■ WHAT YOU HAVE TO DO
Each line below must be set down exactly; omit any image you find.

■ PROVIDED MATERIAL
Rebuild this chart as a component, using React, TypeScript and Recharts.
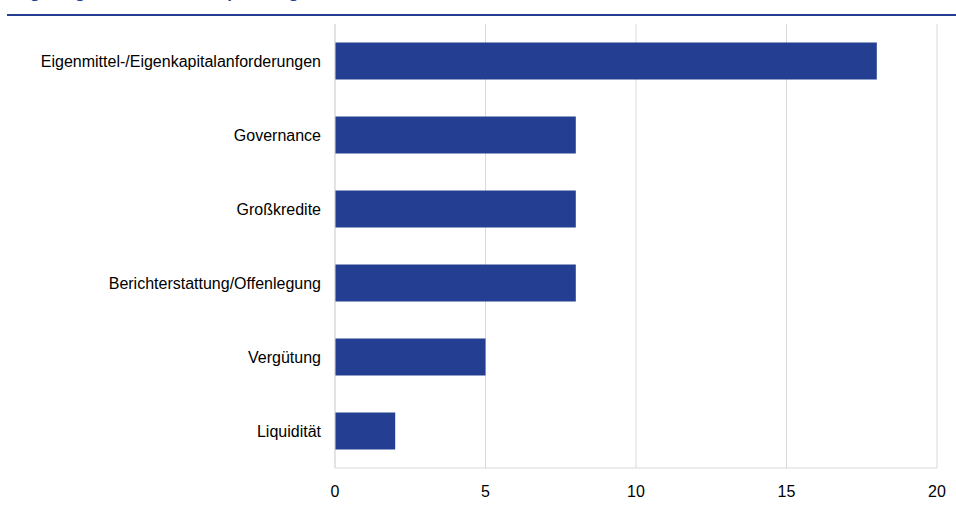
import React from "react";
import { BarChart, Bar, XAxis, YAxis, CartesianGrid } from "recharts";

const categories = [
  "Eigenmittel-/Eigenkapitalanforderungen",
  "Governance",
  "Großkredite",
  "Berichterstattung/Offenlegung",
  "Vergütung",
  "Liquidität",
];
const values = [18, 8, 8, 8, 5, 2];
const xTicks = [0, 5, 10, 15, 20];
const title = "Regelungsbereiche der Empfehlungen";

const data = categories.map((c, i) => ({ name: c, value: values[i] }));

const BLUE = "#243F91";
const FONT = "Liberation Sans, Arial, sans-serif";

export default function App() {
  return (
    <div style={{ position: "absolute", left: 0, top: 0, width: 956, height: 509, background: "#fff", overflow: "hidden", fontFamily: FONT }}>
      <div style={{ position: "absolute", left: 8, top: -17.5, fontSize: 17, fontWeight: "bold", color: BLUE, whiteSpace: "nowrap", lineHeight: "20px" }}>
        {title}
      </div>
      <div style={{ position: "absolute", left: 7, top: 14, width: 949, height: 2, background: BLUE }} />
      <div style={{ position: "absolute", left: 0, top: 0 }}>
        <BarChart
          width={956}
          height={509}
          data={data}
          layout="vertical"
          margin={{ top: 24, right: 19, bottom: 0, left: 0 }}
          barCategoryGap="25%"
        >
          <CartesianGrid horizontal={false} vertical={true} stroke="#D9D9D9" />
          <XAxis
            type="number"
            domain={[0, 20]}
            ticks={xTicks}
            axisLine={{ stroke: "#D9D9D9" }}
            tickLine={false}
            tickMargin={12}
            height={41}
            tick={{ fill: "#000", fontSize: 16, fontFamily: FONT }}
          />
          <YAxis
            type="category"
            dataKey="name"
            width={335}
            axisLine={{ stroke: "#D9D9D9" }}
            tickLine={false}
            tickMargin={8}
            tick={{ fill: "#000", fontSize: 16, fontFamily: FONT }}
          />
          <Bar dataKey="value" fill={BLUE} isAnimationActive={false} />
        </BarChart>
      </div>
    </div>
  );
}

■ OUTPUT OF THE TASK
Rebuild this chart as a component, using React, TypeScript and Recharts.
import React from "react";
import { BarChart, Bar, XAxis, YAxis, CartesianGrid } from "recharts";

const categories = [
  "Eigenmittel-/Eigenkapitalanforderungen",
  "Governance",
  "Großkredite",
  "Berichterstattung/Offenlegung",
  "Vergütung",
  "Liquidität",
];
const values = [18, 8, 8, 8, 5, 2];
const xTicks = [0, 5, 10, 15, 20];
const title = "Regelungsbereiche der Empfehlungen";

const data = categories.map((c, i) => ({ name: c, value: values[i] }));

const BLUE = "#243F91";
const FONT = "Liberation Sans, Arial, sans-serif";

export default function App() {
  return (
    <div style={{ position: "absolute", left: 0, top: 0, width: 956, height: 509, background: "#fff", overflow: "hidden", fontFamily: FONT }}>
      <div style={{ position: "absolute", left: 8, top: -17.5, fontSize: 17, fontWeight: "bold", color: BLUE, whiteSpace: "nowrap", lineHeight: "20px" }}>
        {title}
      </div>
      <div style={{ position: "absolute", left: 7, top: 14, width: 949, height: 2, background: BLUE }} />
      <div style={{ position: "absolute", left: 0, top: 0 }}>
        <BarChart
          width={956}
          height={509}
          data={data}
          layout="vertical"
          margin={{ top: 24, right: 19, bottom: 0, left: 0 }}
          barCategoryGap="25%"
        >
          <CartesianGrid horizontal={false} vertical={true} stroke="#D9D9D9" />
          <XAxis
            type="number"
            domain={[0, 20]}
            ticks={xTicks}
            axisLine={{ stroke: "#D9D9D9" }}
            tickLine={false}
            tickMargin={12}
            height={41}
            tick={{ fill: "#000", fontSize: 16, fontFamily: FONT }}
          />
          <YAxis
            type="category"
            dataKey="name"
            width={335}
            axisLine={{ stroke: "#D9D9D9" }}
            tickLine={false}
            tickMargin={8}
            tick={{ fill: "#000", fontSize: 16, fontFamily: FONT }}
          />
          <Bar dataKey="value" fill={BLUE} isAnimationActive={false} />
        </BarChart>
      </div>
    </div>
  );
}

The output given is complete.